Far from it. Filled with defiant rage, the sharpshooters on deck and in the rigging kept up their withering fire. Unable to get close enough to cut the tethers, the crewmen on the British deck, galled by American fire, had retreated below. It was at this moment that the madman Landais, captain of the
Alliance
, joined the fray for the first time. But instead of coming to his comrades’ assistance, he suddenly and inexplicably fired a broadside of his own into the side of the
Bonhomme Richard
. Though he would claim later it was a mistake, some reports at the time claimed that he fired not one but three broadsides into his own flagship.

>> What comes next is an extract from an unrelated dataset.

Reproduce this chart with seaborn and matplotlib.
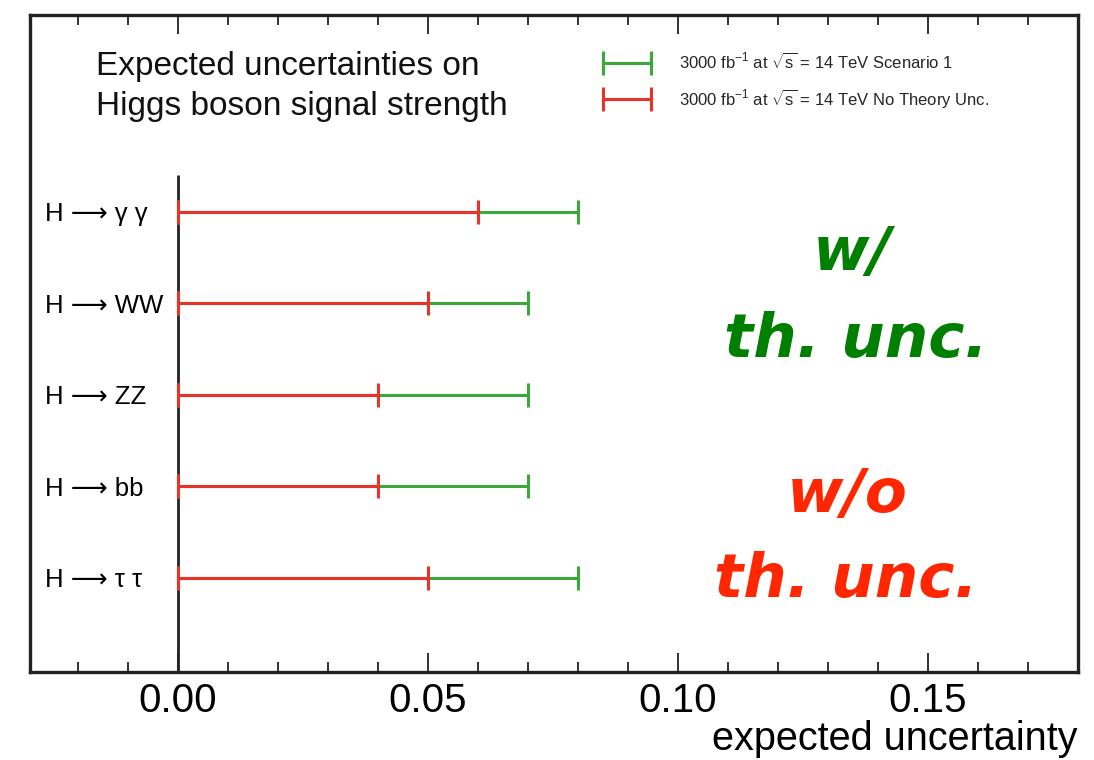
import matplotlib
matplotlib.use("Agg")
import matplotlib.pyplot as plt
from matplotlib.ticker import MultipleLocator
from matplotlib.lines import Line2D
import seaborn as sns
import numpy as np
import pandas as pd

# ---- data ----
channels = ["H ⟶ γ γ", "H ⟶ WW", "H ⟶ ZZ", "H ⟶ bb", "H ⟶ τ τ"]
with_theory = [0.08, 0.07, 0.07, 0.07, 0.08]      # Scenario 1 (green)
no_theory = [0.06, 0.05, 0.04, 0.04, 0.05]        # No Theory Unc. (red)
xticks = [0.00, 0.05, 0.10, 0.15]
xtick_labels = ["0.00", "0.05", "0.10", "0.15"]
label_green = r"3000 fb$^{-1}$ at $\sqrt{s}$ = 14 TeV Scenario 1"
label_red = r"3000 fb$^{-1}$ at $\sqrt{s}$ = 14 TeV No Theory Unc."
title_lines = ["Expected uncertainties on", "Higgs boson signal strength"]

df = pd.DataFrame({"channel": channels, "with": with_theory, "without": no_theory})
df["pos"] = np.arange(len(df))

sns.set_theme(style="ticks")
plt.rcParams["font.family"] = ["Liberation Sans", "DejaVu Sans"]
plt.rcParams["mathtext.fontset"] = "custom"
plt.rcParams["mathtext.rm"] = "Liberation Sans"
plt.rcParams["mathtext.it"] = "Liberation Sans"

fig = plt.figure(figsize=(10.94, 7.6), dpi=100)
ax = fig.add_axes([30 / 1094, 1 - 672 / 760, (1078 - 30) / 1094, (672 - 15) / 760])

GREEN = "#3aa83a"
RED = "#e8322a"
LW = 2.2
CAP = 8.3

ax.errorbar(df["with"] / 2, df["pos"], xerr=df["with"] / 2, fmt="none",
            ecolor=GREEN, elinewidth=LW, capsize=CAP, capthick=LW, zorder=3)
ax.errorbar(df["without"] / 2, df["pos"], xerr=df["without"] / 2, fmt="none",
            ecolor=RED, elinewidth=LW, capsize=CAP, capthick=LW, zorder=4)

# vertical line at 0
ax.vlines(0, -0.4, len(df) - 1 + 1.05, color="#222222", lw=2.0, zorder=2)

ax.set_xlim(-0.0296, 0.18)
ax.set_ylim(len(df) - 1 + 1.03, -2.15)

ax.set_xticks(xticks, xtick_labels)
ax.xaxis.set_minor_locator(MultipleLocator(0.01))
ax.tick_params(axis="x", which="major", direction="in", length=14, width=1.3,
               top=True, bottom=True, labelsize=29, pad=7, colors="#222222",
               labelcolor="black")
ax.tick_params(axis="x", which="minor", direction="in", length=7, width=1.3,
               top=True, bottom=True, colors="#222222")

ax.set_yticks(df["pos"], df["channel"])
ax.tick_params(axis="y", which="both", length=0, pad=-11, labelsize=18.5,
               labelcolor="black")
for lbl in ax.get_yticklabels():
    lbl.set_horizontalalignment("left")

for sp in ax.spines.values():
    sp.set_linewidth(2.4)
    sp.set_color("#222222")

ax.set_xlabel("expected uncertainty", fontsize=28.5, loc="right", labelpad=0,
              color="black")

# title text
for txt, yb in zip(title_lines, [75, 115]):
    fig.text(96 / 1094, 1 - yb / 760, txt, fontsize=24, va="baseline",
             ha="left", color="#111111")

# legend
handles = [Line2D([], [], color=c, lw=LW, marker="|", markersize=2 * CAP, mew=LW)
           for c in (GREEN, RED)]
ax.legend(handles=handles, labels=[label_green, label_red], loc="upper left",
          bbox_to_anchor=(598 / 1094, 1 - 52 / 760), numpoints=2,
          bbox_transform=fig.transFigure, frameon=False, fontsize=12,
          handlelength=3.5, handletextpad=1.35, labelspacing=0.9,
          borderpad=0, borderaxespad=0)

# big annotations
ann_kw = dict(ha="center", va="baseline", fontsize=44, fontweight="bold",
              fontstyle="oblique", family=["DejaVu Sans"])
for txt, xc, yb, col in [("w/", 852, 270, "#007f00"),
                         ("th. unc.", 856, 357, "#007f00"),
                         ("w/o", 847, 512, "#ff2600"),
                         ("th. unc.", 846, 597, "#ff2600")]:
    fig.text(xc / 1094, 1 - yb / 760, txt, color=col, **ann_kw)

fig.savefig("out.png", dpi=100)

The moment of madness seemingly past, Landais wheeled his vessel away and out of range once more.

Some aboard the
Bonhomme Richard
were certain the ship was on the point of sinking and now set to begging their captain to surrender—but he was having none of it. On his feet and pugnacious as ever, he rallied the survivors with nothing more than the gravel in
his gut and the fire in his eyes. A daring Scotsman—inspired by his skipper—shimmied out on a yardarm and managed to drop a grenade into the main hatch of the
Serapis
’s gunroom. The resultant explosion tore through the ship, killing or disabling at least 40 men. Stunned and horrified, Pearson might have struck his own colors at this point—until a commotion on the deck of the other vessel made him think otherwise. A handful of Paul Jones’s officers, aware that their ship was sinking fast, made fresh appeals for their captain to surrender. Instead of submitting, he silenced the loudest of the protesters by clubbing him to the deck with the butt of his pistol.